In recent years, the Mexican state of Guanajuato has become a center of violence.

Leaving threatening posters: Mexico: Gunmen kill eleven people in bars

In recent years, the Mexican state of Guanajuato has become a center of violence. Two drug cartels compete for power in the region. Several people are now dead in an attack on two bars and a hotel in the city of Celaya.

Eleven people have been killed in an attack on two bars and a hotel in Mexico. According to the police, seven women and three men died on Tuesday night (local time) at the crime scene in the city of Celaya in the central Mexican state of Guanajuato. According to media reports, another victim later succumbed to his injuries in hospital.

The police had been alerted to an attack with firearms, the security authorities said. When they arrived, officers found the dead and two injured in adjacent bars. A hotel was also attacked, according to the newspaper "El Sol del Bajío". The perpetrators left posters with alleged threats by the Santa Rosa de Lima crime syndicate against the rival cartel Jalisco Nueva Generación. Incendiary devices were also thrown against the facades of the bars.

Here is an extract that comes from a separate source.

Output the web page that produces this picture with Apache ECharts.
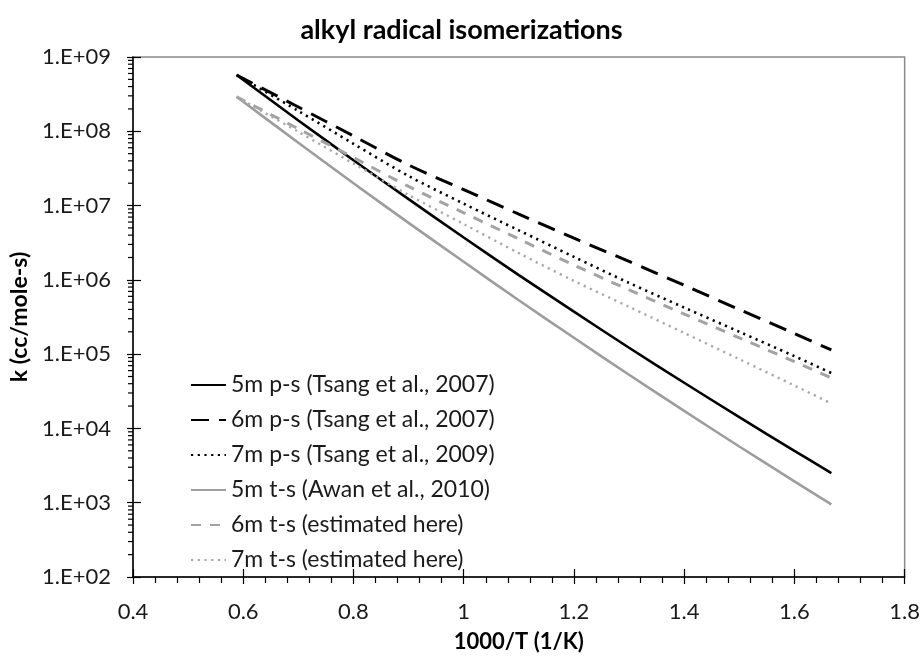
<!DOCTYPE html>
<html>
<head>
<meta charset="utf-8">
<script src="https://cdn.jsdelivr.net/npm/echarts@6/dist/echarts.min.js"></script>
<style>
html,body{margin:0;padding:0;background:#fff;}
#c{width:923px;height:659px;}
</style>
</head>
<body>
<div id="c"></div>
<script>
// 1000/T values (1/K)
const invT = [0.588, 0.7, 0.8, 0.9, 1.0, 1.1, 1.2, 1.3, 1.4, 1.5, 1.6, 1.667];
// rate constants k (cc/mole-s)
const k5mPS = [5.73e8, 1.40e8, 4.08e7, 1.22e7, 3.72e6, 1.16e6, 3.73e5, 1.22e5, 4.12e4, 1.42e4, 4.99e3, 2.51e3];
const k6mPS = [5.73e8, 2.12e8, 8.65e7, 3.52e7, 1.64e7, 7.66e6, 3.64e6, 1.77e6, 8.45e5, 3.99e5, 1.89e5, 1.14e5];
const k7mPS = [5.73e8, 1.88e8, 6.79e7, 2.50e7, 1.06e7, 4.64e6, 2.04e6, 9.10e5, 4.24e5, 2.00e5, 9.40e4, 5.57e4];
const k5mTS = [2.92e8, 7.01e7, 2.00e7, 5.85e6, 1.75e6, 5.32e5, 1.66e5, 5.28e4, 1.72e4, 5.71e3, 1.94e3, 9.50e2];
const k6mTS = [2.90e8, 1.08e8, 4.43e7, 1.81e7, 8.00e6, 3.55e6, 1.58e6, 7.33e5, 3.47e5, 1.66e5, 7.92e4, 4.78e4];
const k7mTS = [2.90e8, 9.84e7, 3.68e7, 1.39e7, 5.65e6, 2.29e6, 9.68e5, 4.33e5, 1.93e5, 8.55e4, 3.78e4, 2.17e4];
const seriesNames = [
  '5m p-s (Tsang et al., 2007)',
  '6m p-s (Tsang et al., 2007)',
  '7m p-s (Tsang et al., 2009)',
  '5m t-s (Awan et al., 2010)',
  '6m t-s (estimated here)',
  '7m t-s (estimated here)'
];
// axis ticks
const xTicks = [0.4, 0.6, 0.8, 1.0, 1.2, 1.4, 1.6, 1.8];
const yDecades = [2, 3, 4, 5, 6, 7, 8, 9];
const yMinorMultipliers = [2, 3, 4, 5, 6, 7, 8, 9];

const FONT = 'Lato';
const xMin = xTicks[0], xMax = xTicks[xTicks.length - 1];
const yMin = Math.pow(10, yDecades[0]), yMax = Math.pow(10, yDecades[yDecades.length - 1]);

const yMinorVals = [];
yDecades.slice(0, -1).forEach(d => yMinorMultipliers.forEach(m => yMinorVals.push(m * Math.pow(10, d))));

function pairs(arr) { return invT.map((x, i) => [x, arr[i]]); }

const styles = [
  {color: '#000000', width: 2.6, type: 'solid'},
  {color: '#000000', width: 3, type: [18, 10]},
  {color: '#000000', width: 2.6, type: [2.2, 4.5]},
  {color: '#9d9d9d', width: 2.6, type: 'solid'},
  {color: '#a3a3a3', width: 3, type: [10, 9]},
  {color: '#a8a8a8', width: 2.4, type: [2.2, 4.5]}
];
const dataSets = [k5mPS, k6mPS, k7mPS, k5mTS, k6mTS, k7mTS];

const lineSeries = dataSets.map((d, i) => ({
  name: seriesNames[i],
  type: 'line',
  data: pairs(d),
  symbol: 'none',
  smooth: 0.3,
  xAxisIndex: 0, yAxisIndex: 0,
  lineStyle: {color: styles[i].color, width: styles[i].width, type: styles[i].type, cap: 'butt'},
  itemStyle: {color: styles[i].color},
  z: 3
}));

const chart = echarts.init(document.getElementById('c'), null, {renderer: 'canvas'});
const axisLabelStyle = {color: '#1a1a1a', fontFamily: FONT, fontSize: 22};

chart.setOption({
  animation: false,
  backgroundColor: '#ffffff',
  title: {
    text: 'alkyl radical isomerizations',
    left: 'center', top: 12,
    textStyle: {fontFamily: FONT, fontWeight: 'bold', fontSize: 27, color: '#000'}
  },
  grid: {left: 133, right: 17, top: 57, bottom: 82, show: true, borderColor: '#8a8a8a', borderWidth: 1.5, backgroundColor: 'transparent'},
  legend: {
    orient: 'vertical', left: 190, top: 373, padding: 0,
    itemWidth: 35, itemHeight: 14, itemGap: 11,
    data: seriesNames,
    itemStyle: {opacity: 0},
    textStyle: {fontFamily: FONT, fontSize: 23, lineHeight: 24, color: '#1a1a1a'},
    selectedMode: false
  },
  xAxis: [{
    type: 'value', min: xMin, max: xMax, interval: 0.2,
    name: '1000/T (1/K)', nameLocation: 'middle', nameGap: 54,
    nameTextStyle: {fontFamily: FONT, fontWeight: 'bold', fontSize: 22, color: '#000'},
    axisLine: {show: true, onZero: false, lineStyle: {color: '#000', width: 1.5}},
    axisTick: {show: true, inside: false, length: 7, lineStyle: {color: '#000', width: 1.2}},
    minorTick: {show: true, splitNumber: 5, length: 6, lineStyle: {color: '#000', width: 1.2}},
    splitLine: {show: false},
    axisLabel: Object.assign({margin: 24, formatter: v => (Math.round(v * 10) / 10).toString()}, axisLabelStyle)
  }, {
    type: 'value', min: xMin, max: xMax, interval: 0.2, position: 'bottom',
    axisLine: {show: false, onZero: false},
    axisTick: {show: true, inside: true, length: 8, lineStyle: {color: '#000', width: 1.2}},
    axisLabel: {show: false}, splitLine: {show: false}
  }],
  yAxis: [{
    type: 'log', logBase: 10, min: yMin, max: yMax, interval: 1,
    name: 'k (cc/mole-s)', nameLocation: 'middle', nameGap: 98,
    nameTextStyle: {fontFamily: FONT, fontWeight: 'bold', fontSize: 23, color: '#000'},
    axisLine: {show: true, onZero: false, lineStyle: {color: '#000', width: 1.5}},
    axisTick: {show: true, inside: false, length: 6, lineStyle: {color: '#000', width: 1.2}},
    splitLine: {show: false},
    axisLabel: Object.assign({
      margin: 22, padding: [7, 0, 0, 0],
      formatter: v => { const e = Math.round(Math.log10(v)); return '1.E+' + (e < 10 ? '0' : '') + e; }
    }, axisLabelStyle)
  }, {
    type: 'log', logBase: 10, min: yMin, max: yMax, interval: 1, position: 'left',
    axisLine: {show: false, onZero: false},
    axisTick: {show: true, inside: true, length: 8, lineStyle: {color: '#000', width: 1.2}},
    axisLabel: {show: false}, splitLine: {show: false}
  }],
  series: lineSeries.concat([{
    type: 'custom',
    name: 'yMinorTicks',
    xAxisIndex: 0, yAxisIndex: 0,
    silent: true,
    clip: false,
    data: yMinorVals.map(v => [xMin, v]),
    renderItem: function (params, api) {
      const p = api.coord([api.value(0), api.value(1)]);
      return {
        type: 'line',
        shape: {x1: p[0] - 5, y1: p[1], x2: p[0], y2: p[1]},
        style: {stroke: '#000', lineWidth: 1.2}
      };
    },
    z: 5
  }])
});
</script>
</body>
</html>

The state of Guanajuato - a prosperous industrial hub - has become one of Mexico's most violent regions. The drug cartels Santa Rosa de Lima and Jalisco Nueva Generación face each other there as rivals. In addition to drugs, this also involves the smuggling of stolen fuel. According to official figures, Guanajuato ranks second among Mexico's 32 regions with 933 homicides this year.

In 2021, an average of 94 murders per day were recorded in Mexico. More than 340,000 murders have been counted since December 2006, when the government launched the controversial war on drug gangs.